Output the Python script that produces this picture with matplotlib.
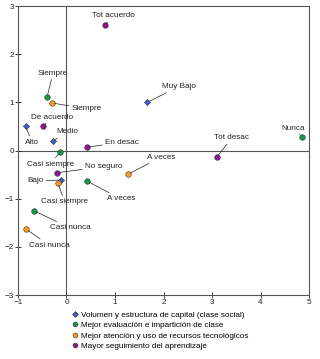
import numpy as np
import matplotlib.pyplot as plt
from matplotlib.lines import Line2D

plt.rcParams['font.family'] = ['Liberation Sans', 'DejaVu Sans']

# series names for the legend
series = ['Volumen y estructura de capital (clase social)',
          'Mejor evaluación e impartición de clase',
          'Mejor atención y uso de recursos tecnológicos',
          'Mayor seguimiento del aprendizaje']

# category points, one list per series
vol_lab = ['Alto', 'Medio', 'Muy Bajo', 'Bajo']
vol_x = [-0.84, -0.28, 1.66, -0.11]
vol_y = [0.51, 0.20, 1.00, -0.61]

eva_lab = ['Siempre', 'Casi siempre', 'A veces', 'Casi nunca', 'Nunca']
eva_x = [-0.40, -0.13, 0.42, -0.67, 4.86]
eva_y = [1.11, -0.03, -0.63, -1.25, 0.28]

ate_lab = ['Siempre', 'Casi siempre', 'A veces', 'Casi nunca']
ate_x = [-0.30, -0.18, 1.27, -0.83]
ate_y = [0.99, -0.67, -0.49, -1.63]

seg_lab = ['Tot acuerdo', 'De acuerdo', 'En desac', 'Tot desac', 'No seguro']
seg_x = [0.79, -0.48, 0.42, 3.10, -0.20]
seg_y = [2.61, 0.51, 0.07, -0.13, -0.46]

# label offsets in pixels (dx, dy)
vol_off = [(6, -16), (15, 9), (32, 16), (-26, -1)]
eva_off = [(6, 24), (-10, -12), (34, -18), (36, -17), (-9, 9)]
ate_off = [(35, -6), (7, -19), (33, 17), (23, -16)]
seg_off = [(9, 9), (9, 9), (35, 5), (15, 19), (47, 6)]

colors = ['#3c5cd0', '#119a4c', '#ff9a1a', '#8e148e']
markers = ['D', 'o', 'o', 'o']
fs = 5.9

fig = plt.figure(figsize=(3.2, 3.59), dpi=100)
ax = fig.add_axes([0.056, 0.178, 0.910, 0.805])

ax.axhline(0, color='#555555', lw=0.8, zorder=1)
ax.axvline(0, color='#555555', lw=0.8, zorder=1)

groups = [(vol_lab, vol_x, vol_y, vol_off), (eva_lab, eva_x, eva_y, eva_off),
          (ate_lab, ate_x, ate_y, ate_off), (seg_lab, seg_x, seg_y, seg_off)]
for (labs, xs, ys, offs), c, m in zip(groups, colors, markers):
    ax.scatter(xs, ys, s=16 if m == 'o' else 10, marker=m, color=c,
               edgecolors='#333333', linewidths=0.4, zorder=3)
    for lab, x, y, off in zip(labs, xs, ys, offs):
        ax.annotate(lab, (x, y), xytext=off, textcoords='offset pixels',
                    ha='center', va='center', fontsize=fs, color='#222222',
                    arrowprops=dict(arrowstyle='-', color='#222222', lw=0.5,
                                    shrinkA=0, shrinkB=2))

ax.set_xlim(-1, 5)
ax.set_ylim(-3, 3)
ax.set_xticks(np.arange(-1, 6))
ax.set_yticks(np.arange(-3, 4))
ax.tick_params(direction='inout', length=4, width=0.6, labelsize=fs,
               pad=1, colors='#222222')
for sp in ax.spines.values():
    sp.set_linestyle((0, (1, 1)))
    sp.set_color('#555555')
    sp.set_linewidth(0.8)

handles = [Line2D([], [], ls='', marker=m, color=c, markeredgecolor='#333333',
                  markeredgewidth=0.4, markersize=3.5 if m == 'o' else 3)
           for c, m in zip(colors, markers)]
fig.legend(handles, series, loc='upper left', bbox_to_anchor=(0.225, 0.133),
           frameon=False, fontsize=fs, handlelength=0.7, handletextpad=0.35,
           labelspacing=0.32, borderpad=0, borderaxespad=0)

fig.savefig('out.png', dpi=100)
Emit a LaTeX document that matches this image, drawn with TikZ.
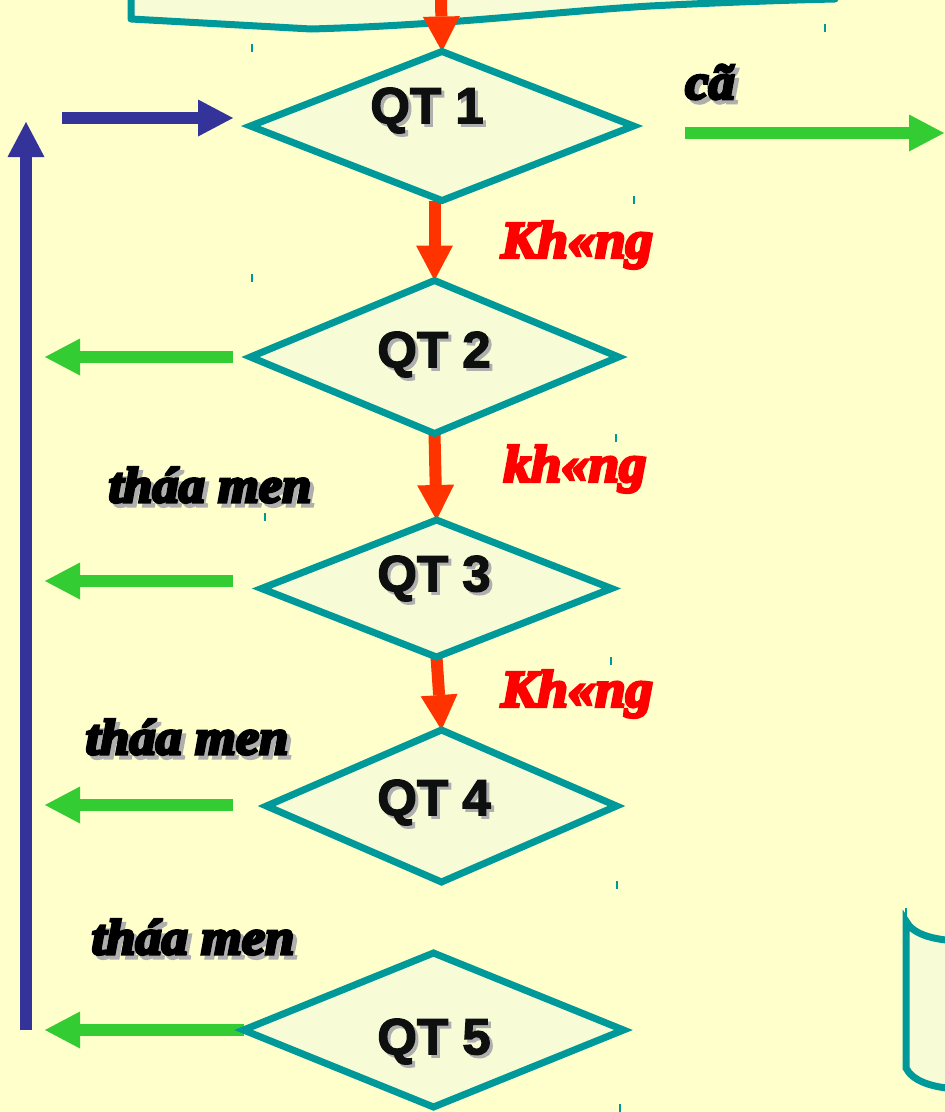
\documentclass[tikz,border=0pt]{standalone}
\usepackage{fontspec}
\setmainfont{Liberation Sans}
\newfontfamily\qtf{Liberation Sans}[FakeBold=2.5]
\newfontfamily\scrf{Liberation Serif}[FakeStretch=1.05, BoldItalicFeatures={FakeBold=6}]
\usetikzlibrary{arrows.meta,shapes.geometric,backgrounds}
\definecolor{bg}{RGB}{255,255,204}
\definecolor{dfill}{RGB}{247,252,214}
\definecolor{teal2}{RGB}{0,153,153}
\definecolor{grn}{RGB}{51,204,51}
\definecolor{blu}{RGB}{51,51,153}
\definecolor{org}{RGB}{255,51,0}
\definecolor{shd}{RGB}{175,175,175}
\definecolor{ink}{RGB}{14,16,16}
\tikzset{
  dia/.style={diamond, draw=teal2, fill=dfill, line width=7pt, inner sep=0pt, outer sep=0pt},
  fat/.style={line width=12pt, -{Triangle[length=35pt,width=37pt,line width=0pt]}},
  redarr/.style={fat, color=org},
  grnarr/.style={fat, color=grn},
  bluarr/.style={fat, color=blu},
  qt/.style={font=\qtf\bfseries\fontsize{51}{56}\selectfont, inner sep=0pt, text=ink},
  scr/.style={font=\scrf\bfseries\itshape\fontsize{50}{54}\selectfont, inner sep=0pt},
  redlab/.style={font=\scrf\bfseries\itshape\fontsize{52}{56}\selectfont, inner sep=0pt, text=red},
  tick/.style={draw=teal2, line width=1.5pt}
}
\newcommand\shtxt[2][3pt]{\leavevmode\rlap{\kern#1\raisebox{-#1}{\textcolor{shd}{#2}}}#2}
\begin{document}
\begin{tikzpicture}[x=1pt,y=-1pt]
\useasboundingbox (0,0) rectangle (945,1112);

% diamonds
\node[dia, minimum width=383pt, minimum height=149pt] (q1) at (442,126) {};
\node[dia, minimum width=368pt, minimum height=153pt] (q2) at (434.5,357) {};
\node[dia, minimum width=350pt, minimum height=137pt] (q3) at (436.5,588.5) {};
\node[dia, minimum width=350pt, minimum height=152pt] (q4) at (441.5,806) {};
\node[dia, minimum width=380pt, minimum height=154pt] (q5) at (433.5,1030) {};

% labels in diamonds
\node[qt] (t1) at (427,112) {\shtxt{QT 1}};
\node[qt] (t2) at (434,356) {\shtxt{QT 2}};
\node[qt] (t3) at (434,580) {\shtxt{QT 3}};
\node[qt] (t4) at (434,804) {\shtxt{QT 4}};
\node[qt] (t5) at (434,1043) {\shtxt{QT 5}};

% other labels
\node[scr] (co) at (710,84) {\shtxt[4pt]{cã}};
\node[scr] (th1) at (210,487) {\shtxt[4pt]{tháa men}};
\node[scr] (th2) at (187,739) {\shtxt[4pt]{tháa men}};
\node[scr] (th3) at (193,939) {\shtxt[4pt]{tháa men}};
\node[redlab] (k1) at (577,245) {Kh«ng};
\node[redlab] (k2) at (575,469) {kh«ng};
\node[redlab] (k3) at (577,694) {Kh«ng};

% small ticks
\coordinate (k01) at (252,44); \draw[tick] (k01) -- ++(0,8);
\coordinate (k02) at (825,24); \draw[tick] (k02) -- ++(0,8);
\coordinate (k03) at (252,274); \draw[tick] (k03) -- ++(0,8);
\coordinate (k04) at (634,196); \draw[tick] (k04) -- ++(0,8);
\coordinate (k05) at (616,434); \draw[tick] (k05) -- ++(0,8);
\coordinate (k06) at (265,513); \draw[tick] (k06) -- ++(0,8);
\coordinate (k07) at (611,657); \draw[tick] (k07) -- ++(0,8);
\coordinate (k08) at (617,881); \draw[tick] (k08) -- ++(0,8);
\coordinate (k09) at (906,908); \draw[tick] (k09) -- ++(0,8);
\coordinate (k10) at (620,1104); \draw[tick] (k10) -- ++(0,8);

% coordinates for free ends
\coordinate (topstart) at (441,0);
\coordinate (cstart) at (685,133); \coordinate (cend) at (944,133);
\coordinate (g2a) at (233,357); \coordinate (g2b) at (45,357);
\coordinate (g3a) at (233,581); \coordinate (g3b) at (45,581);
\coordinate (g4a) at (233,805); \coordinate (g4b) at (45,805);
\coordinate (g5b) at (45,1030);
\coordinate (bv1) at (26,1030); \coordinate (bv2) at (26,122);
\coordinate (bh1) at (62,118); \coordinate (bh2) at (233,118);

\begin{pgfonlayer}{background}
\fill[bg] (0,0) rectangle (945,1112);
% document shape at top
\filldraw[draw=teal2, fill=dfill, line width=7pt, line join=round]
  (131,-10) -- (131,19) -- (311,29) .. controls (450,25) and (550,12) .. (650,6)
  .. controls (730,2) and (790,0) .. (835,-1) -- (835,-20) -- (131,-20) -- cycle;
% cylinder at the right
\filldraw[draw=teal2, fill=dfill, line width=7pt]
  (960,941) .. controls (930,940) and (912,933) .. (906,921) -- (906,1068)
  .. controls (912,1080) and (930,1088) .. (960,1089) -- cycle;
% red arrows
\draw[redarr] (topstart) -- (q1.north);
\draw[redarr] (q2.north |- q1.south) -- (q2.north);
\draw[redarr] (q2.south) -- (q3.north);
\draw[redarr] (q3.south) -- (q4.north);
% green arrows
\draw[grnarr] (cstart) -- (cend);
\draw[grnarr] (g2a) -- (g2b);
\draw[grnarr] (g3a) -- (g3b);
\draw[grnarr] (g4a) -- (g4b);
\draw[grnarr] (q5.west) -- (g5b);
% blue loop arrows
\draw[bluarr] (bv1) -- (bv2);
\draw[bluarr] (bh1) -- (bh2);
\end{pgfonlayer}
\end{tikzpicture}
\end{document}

# TASK:
Check each line of the records for "with" and copy the ones that contain it.

# EXPECTED ANSWER:
Output the Python script that produces this picture with matplotlib.
Emit a LaTeX document that matches this image, drawn with TikZ.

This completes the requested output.